◆ Goal of the exercise: Repeat exactly, and only, the lines from the one that contains "Rebuild this chart" through the one that contains "0.5, 1.0, 1.8]", both ends included.

◆ Recorded data:
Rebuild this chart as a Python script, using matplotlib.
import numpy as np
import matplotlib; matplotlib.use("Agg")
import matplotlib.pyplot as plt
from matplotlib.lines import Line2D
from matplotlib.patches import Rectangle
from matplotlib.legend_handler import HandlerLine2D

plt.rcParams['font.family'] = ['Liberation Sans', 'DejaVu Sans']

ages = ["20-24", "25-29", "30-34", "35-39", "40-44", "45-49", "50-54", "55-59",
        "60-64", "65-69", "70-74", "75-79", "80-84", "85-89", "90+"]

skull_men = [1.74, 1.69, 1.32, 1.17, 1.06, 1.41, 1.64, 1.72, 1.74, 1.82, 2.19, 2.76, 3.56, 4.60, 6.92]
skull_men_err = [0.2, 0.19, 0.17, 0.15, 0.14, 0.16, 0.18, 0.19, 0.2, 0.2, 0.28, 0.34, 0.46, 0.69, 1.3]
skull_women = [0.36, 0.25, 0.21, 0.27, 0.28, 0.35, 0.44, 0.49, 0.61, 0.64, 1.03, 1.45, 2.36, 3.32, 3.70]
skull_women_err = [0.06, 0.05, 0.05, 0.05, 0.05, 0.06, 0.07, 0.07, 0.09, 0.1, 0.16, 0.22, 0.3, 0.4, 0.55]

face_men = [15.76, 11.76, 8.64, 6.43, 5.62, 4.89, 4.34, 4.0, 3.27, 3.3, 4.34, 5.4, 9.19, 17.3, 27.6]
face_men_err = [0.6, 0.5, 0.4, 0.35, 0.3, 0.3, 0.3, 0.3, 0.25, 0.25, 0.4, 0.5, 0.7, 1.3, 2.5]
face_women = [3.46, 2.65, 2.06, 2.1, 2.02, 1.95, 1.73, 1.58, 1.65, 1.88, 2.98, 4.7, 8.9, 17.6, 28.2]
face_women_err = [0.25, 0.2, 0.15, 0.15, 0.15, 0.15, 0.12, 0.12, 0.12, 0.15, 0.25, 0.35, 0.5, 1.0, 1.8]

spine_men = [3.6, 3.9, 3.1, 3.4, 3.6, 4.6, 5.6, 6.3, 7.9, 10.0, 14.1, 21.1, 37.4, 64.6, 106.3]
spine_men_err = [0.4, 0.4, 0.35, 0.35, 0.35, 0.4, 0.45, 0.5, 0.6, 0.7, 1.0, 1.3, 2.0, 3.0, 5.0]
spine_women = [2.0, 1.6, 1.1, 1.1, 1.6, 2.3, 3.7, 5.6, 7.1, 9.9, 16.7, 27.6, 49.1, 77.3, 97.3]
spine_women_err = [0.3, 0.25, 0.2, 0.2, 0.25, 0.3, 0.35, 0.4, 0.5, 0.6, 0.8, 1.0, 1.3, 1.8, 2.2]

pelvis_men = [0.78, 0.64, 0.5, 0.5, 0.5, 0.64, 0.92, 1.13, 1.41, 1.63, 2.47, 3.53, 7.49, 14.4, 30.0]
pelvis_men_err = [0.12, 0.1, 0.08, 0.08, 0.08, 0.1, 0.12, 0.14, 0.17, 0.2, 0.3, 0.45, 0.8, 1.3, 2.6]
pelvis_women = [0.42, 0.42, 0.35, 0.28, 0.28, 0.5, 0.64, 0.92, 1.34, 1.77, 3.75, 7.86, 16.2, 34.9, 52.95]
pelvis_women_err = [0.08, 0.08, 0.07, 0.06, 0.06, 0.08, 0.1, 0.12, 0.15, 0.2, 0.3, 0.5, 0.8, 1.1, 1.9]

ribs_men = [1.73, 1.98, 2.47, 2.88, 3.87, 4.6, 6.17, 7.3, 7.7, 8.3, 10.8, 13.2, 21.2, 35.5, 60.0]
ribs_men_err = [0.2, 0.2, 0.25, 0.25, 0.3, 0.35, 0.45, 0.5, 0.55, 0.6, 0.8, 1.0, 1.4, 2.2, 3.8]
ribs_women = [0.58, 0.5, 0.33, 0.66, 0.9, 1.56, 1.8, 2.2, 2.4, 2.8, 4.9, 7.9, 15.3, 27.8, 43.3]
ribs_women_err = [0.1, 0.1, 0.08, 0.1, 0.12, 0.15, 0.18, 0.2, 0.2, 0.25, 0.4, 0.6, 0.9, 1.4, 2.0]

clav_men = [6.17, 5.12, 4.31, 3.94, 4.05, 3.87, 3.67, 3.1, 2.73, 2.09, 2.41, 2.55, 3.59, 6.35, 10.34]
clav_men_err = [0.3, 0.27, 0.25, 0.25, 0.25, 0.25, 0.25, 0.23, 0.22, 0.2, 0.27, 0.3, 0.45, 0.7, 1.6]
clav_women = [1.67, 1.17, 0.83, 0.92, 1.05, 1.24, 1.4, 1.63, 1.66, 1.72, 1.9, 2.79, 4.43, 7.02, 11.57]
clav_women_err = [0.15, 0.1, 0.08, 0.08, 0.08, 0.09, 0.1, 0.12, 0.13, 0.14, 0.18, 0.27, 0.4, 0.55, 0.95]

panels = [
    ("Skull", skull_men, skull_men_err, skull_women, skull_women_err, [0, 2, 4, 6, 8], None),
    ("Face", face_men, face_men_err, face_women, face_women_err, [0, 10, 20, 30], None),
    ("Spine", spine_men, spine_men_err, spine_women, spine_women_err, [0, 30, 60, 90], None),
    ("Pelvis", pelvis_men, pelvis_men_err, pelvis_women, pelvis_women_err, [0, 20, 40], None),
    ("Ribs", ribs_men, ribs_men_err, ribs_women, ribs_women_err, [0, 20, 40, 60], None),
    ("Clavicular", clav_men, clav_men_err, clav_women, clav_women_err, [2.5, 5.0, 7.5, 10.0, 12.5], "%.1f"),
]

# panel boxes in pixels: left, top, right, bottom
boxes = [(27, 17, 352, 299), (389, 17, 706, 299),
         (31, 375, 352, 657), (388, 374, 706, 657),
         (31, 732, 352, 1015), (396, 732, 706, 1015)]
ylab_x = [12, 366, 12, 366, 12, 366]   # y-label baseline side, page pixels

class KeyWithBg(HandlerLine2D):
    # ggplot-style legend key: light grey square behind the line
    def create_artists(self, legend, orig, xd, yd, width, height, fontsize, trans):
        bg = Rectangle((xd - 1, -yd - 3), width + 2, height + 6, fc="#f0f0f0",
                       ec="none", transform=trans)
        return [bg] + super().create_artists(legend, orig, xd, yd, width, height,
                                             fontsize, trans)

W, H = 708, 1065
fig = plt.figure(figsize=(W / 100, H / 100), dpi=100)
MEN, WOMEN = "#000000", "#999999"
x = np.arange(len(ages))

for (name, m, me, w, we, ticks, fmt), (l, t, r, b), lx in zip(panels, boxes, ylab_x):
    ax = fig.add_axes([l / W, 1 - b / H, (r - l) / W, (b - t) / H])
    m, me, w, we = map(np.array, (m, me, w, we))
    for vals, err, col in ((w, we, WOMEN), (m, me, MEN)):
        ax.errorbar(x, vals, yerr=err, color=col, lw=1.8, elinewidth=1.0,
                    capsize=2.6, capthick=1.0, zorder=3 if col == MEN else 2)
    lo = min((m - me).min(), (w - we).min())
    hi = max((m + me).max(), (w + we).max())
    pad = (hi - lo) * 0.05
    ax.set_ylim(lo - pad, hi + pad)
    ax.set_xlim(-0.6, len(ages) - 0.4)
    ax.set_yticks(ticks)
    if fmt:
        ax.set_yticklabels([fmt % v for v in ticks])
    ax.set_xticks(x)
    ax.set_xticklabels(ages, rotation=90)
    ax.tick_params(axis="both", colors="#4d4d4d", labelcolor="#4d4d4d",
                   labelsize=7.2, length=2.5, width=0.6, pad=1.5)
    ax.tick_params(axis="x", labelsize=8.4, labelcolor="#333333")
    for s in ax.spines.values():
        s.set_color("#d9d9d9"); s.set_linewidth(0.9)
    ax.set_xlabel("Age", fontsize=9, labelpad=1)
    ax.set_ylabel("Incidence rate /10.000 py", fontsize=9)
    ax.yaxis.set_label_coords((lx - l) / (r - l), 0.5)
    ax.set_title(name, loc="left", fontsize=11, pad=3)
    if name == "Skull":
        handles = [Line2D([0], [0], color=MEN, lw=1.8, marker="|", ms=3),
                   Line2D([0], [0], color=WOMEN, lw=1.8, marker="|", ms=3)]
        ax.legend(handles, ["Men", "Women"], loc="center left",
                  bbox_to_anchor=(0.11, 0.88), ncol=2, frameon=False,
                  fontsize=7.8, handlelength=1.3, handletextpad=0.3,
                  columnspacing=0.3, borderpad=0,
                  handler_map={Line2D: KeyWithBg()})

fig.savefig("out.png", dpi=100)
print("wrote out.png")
--
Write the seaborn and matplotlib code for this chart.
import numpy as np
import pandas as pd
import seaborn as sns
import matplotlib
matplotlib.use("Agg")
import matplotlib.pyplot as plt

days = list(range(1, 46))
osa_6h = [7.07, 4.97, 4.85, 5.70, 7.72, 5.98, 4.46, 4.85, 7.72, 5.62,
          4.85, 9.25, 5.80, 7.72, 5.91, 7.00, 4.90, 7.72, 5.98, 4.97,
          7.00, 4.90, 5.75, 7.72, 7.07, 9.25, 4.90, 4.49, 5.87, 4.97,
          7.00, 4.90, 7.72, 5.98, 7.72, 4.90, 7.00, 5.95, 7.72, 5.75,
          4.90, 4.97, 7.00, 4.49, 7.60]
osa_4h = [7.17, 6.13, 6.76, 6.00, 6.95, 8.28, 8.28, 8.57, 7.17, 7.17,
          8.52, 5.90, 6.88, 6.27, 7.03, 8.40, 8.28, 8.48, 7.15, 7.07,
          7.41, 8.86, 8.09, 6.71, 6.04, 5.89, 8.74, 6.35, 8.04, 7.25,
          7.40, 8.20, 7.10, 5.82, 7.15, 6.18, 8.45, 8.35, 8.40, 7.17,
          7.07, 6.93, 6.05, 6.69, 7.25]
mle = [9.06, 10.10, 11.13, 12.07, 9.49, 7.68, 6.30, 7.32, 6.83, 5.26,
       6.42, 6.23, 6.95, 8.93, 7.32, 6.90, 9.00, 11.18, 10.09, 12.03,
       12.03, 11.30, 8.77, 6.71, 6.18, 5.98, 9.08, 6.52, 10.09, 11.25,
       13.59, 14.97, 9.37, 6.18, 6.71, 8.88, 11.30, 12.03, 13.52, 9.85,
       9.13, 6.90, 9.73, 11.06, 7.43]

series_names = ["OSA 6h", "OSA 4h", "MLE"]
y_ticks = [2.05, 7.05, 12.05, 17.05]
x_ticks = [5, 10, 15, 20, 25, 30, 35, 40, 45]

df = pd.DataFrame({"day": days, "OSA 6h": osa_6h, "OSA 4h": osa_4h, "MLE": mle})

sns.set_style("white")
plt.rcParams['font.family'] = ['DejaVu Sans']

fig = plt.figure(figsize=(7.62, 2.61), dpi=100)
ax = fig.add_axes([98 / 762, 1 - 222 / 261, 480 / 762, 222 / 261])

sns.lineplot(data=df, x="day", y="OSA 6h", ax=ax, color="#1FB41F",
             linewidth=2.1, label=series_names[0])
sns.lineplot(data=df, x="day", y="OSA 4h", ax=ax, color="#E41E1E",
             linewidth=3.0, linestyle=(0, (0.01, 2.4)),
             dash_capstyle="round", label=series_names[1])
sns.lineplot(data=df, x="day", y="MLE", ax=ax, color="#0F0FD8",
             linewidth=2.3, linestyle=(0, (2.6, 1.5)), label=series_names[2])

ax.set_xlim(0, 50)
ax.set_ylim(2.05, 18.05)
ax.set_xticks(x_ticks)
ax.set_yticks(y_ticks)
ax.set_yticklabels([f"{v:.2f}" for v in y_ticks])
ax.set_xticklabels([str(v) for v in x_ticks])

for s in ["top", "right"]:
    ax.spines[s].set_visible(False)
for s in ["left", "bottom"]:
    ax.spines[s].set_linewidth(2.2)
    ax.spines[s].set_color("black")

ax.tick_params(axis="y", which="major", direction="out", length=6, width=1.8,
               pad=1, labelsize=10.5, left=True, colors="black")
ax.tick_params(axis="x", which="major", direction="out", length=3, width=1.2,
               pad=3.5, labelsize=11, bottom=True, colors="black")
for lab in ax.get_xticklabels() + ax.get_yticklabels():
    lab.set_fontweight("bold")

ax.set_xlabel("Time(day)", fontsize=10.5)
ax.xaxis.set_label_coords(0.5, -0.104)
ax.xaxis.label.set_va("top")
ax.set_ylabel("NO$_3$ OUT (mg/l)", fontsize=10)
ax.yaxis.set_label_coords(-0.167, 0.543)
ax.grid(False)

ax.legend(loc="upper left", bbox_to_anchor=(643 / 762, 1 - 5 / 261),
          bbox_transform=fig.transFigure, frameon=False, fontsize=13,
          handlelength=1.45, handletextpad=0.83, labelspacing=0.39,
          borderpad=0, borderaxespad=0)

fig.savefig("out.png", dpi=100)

◆ Task result:
Rebuild this chart as a Python script, using matplotlib.
import numpy as np
import matplotlib; matplotlib.use("Agg")
import matplotlib.pyplot as plt
from matplotlib.lines import Line2D
from matplotlib.patches import Rectangle
from matplotlib.legend_handler import HandlerLine2D

plt.rcParams['font.family'] = ['Liberation Sans', 'DejaVu Sans']

ages = ["20-24", "25-29", "30-34", "35-39", "40-44", "45-49", "50-54", "55-59",
        "60-64", "65-69", "70-74", "75-79", "80-84", "85-89", "90+"]

skull_men = [1.74, 1.69, 1.32, 1.17, 1.06, 1.41, 1.64, 1.72, 1.74, 1.82, 2.19, 2.76, 3.56, 4.60, 6.92]
skull_men_err = [0.2, 0.19, 0.17, 0.15, 0.14, 0.16, 0.18, 0.19, 0.2, 0.2, 0.28, 0.34, 0.46, 0.69, 1.3]
skull_women = [0.36, 0.25, 0.21, 0.27, 0.28, 0.35, 0.44, 0.49, 0.61, 0.64, 1.03, 1.45, 2.36, 3.32, 3.70]
skull_women_err = [0.06, 0.05, 0.05, 0.05, 0.05, 0.06, 0.07, 0.07, 0.09, 0.1, 0.16, 0.22, 0.3, 0.4, 0.55]

face_men = [15.76, 11.76, 8.64, 6.43, 5.62, 4.89, 4.34, 4.0, 3.27, 3.3, 4.34, 5.4, 9.19, 17.3, 27.6]
face_men_err = [0.6, 0.5, 0.4, 0.35, 0.3, 0.3, 0.3, 0.3, 0.25, 0.25, 0.4, 0.5, 0.7, 1.3, 2.5]
face_women = [3.46, 2.65, 2.06, 2.1, 2.02, 1.95, 1.73, 1.58, 1.65, 1.88, 2.98, 4.7, 8.9, 17.6, 28.2]
face_women_err = [0.25, 0.2, 0.15, 0.15, 0.15, 0.15, 0.12, 0.12, 0.12, 0.15, 0.25, 0.35, 0.5, 1.0, 1.8]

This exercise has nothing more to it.